The conservation of energy principle—also known as the first law of thermodynamics—asserts that energy cannot be created or destroyed in an isolated system, but it can change forms. For an adiabatic nozzle, this translates to the total energy (enthalpy plus kinetic energy) remaining constant between the inlet and outlet.

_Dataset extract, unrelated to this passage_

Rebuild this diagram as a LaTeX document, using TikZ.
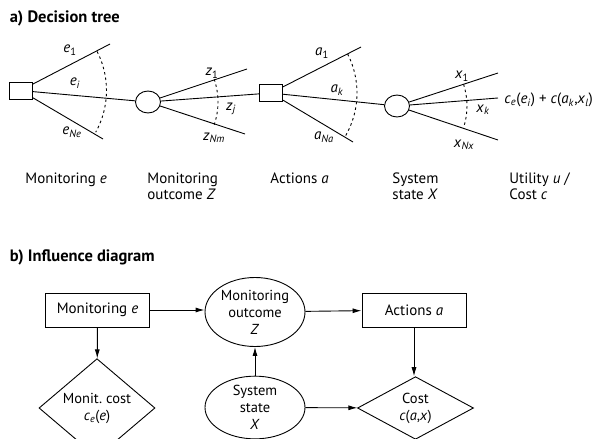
\documentclass[tikz,border=0pt]{standalone}
\usepackage{fontspec}
\setmainfont{PT Sans}
\usetikzlibrary{shapes.geometric,arrows.meta,calc}

\begin{document}
\begin{tikzpicture}[x=1pt,y=-1pt,font=\fontsize{15}{16}\selectfont,
  line width=0.9pt,
  decnode/.style={draw,rectangle,inner sep=0pt,minimum width=23pt,minimum height=17pt},
  chancenode/.style={draw,ellipse,inner sep=0pt,minimum width=25pt,minimum height=22pt},
  lab/.style={inner sep=1pt},
  fan/.style={dash pattern=on 2.5pt off 3pt},
  title/.style={anchor=west,font=\fontsize{16.5}{18}\selectfont\bfseries},
  box/.style={draw,rectangle,minimum width=104pt,minimum height=34pt},
  oval/.style={draw,ellipse,inner sep=0pt,minimum width=100pt,align=center,font=\fontsize{14.5}{17}\selectfont},
  util/.style={draw,diamond,inner sep=0pt,minimum width=116pt,minimum height=60pt,align=center,font=\fontsize{14.5}{17}\selectfont},
  link/.style={-{Latex[length=9pt,width=5pt]}}]
\useasboundingbox (0,0) rectangle (592,439);

% a) decision tree
\node[title] (ta) at (6,18) {a) Decision tree};

\node[decnode] (s1) at (20.5,90.5) {};
\node[chancenode] (c1) at (148,102) {};
\node[decnode] (s2) at (271,93) {};
\node[chancenode] (c2) at (397,106) {};

\coordinate (e1) at (110,44);
\coordinate (eN) at (103,139);
\coordinate (z1) at (247,69);
\coordinate (zN) at (245,134);
\coordinate (a1) at (361,47);
\coordinate (aN) at (353,142);
\coordinate (x1) at (498,73);
\coordinate (xk) at (498,98);
\coordinate (xN) at (498,140);

\draw (s1) -- (e1);
\draw (s1) -- (c1);
\draw (s1) -- (eN);
\draw (c1) -- (z1);
\draw (c1) -- (s2);
\draw (c1) -- (zN);
\draw (s2) -- (a1);
\draw (s2) -- (c2);
\draw (s2) -- (aN);
\draw (c2) -- (x1);
\draw (c2) -- (xk);
\draw (c2) -- (xN);

\draw[fan] ($(s1.center)+(-27:86)$) arc[start angle=-27, end angle=29, radius=86];
\draw[fan] ($(c1.center)+(-19:70)$) arc[start angle=-19, end angle=19, radius=70];
\draw[fan] ($(s2.center)+(-27:86)$) arc[start angle=-27, end angle=30, radius=86];
\draw[fan] ($(c2.center)+(-18:70)$) arc[start angle=-18, end angle=18, radius=70];

\node[lab] (le1) at (70,50) {\textit{e}\textsubscript{1}};
\node[lab] (lei) at (75,83) {\textit{e}\textsubscript{\textit{i}}};
\node[lab] (leN) at (72,132) {\textit{e}\textsubscript{\textit{Ne}}};
\node[lab] (lz1) at (212,73) {\textit{z}\textsubscript{1}};
\node[lab] (lzj) at (231,109) {\textit{z}\textsubscript{\textit{j}}};
\node[lab] (lzN) at (214,138) {\textit{z}\textsubscript{\textit{Nm}}};
\node[lab] (la1) at (322,53) {\textit{a}\textsubscript{1}};
\node[lab] (lak) at (337,90) {\textit{a}\textsubscript{\textit{k}}};
\node[lab] (laN) at (324,137) {\textit{a}\textsubscript{\textit{Na}}};
\node[lab] (lx1) at (462,76) {\textit{x}\textsubscript{1}};
\node[lab] (lxk) at (483,110) {\textit{x}\textsubscript{\textit{k}}};
\node[lab] (lxN) at (464,145) {\textit{x}\textsubscript{\textit{Nx}}};

\node[anchor=west,inner sep=0pt] (cost) at (504,100)
  {\textit{c}\textsubscript{\textit{e}}(\textit{e}\textsubscript{\textit{i}}) + \textit{c}(\textit{a}\textsubscript{\textit{k}},\textit{x}\textsubscript{\textit{l}})};

\node[anchor=north west,align=left,inner sep=0pt] (nmon) at (25,172) {Monitoring \textit{e}};
\node[anchor=north west,align=left,inner sep=0pt] (nout) at (147,172) {Monitoring\\outcome \textit{Z}};
\node[anchor=north west,align=left,inner sep=0pt] (nact) at (270,172) {Actions \textit{a}};
\node[anchor=north west,align=left,inner sep=0pt] (nsys) at (392,172) {System\\state \textit{X}};
\node[anchor=north west,align=left,inner sep=0pt] (nutil) at (509,172) {Utility \textit{u} /\\Cost \textit{c}};

% b) influence diagram
\node[title] (tb) at (6,257) {b) Influence diagram};

\node[box] (mon) at (97.5,310) {Monitoring \textit{e}};
\node[oval,minimum height=69pt] (out) at (255,312) {Monitoring\\outcome\\\textit{Z}};
\node[box] (act) at (414,310) {Actions \textit{a}};
\node[util] (mcost) at (97,408) {Monit.\ cost\\\textit{c}\textsubscript{\textit{e}}(\textit{e})};
\node[oval,minimum height=61pt] (sys) at (255,407.5) {System\\state\\\textit{X}};
\node[util] (ccost) at (415.5,408) {Cost\\\textit{c}(\textit{a},\textit{x})};

\draw[link] (mon) -- (mon -| out.west);
\draw[link] (out) -- (act);
\draw[link] (mon) -- (mcost);
\draw[link] (sys) -- (out);
\draw[link] (act) -- (act |- ccost.north);
\draw[link] (sys) -- (ccost);
\end{tikzpicture}
\end{document}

The relevant formula for an adiabatic process with negligible changes in potential energy is \( h_1 + \frac{1}{2}v_1^2 = h_2 + \frac{1}{2}v_2^2 \). Here, \( h \) represents specific enthalpy and \( v \) symbolizes velocity. By manipulating this equation, we find that as the velocity of the fluid increases (as it often does when passing through a convergent nozzle), the enthalpy—and hence the temperature—must decrease if no heat is added or removed from the system. This result is crucial for determining other state variables like temperature and pressure at the nozzle's exit.

Specific Enthalpy

Specific enthalpy is a property of a substance that represents the total heat content per unit mass. It's a combination of internal energy plus the energy required to displace the environment to make room for the substance (pressure-volume work). For an ideal gas, the specific enthalpy depends only on temperature and can be calculated using the expression \( h = c_p T \) where \( c_p \) is the specific heat at constant pressure.

Within the conservation of energy framework for an adiabatic nozzle, specific enthalpy plays a pivotal role. Changes in enthalpy between the inlet and outlet directly correspond to changes in kinetic energy due to the adiabatic nature of the flow. Therefore, an increase in fluid speed is necessarily accompanied by a drop in thermal energy or temperature, as depicted in the cooling of the air as it speeds up from inlet to outlet in the given exercise. This concept is essential for realizing energy transformations in adiabatic processes and helps predict thermal properties of the exiting fluid based on starting conditions and flow dynamics.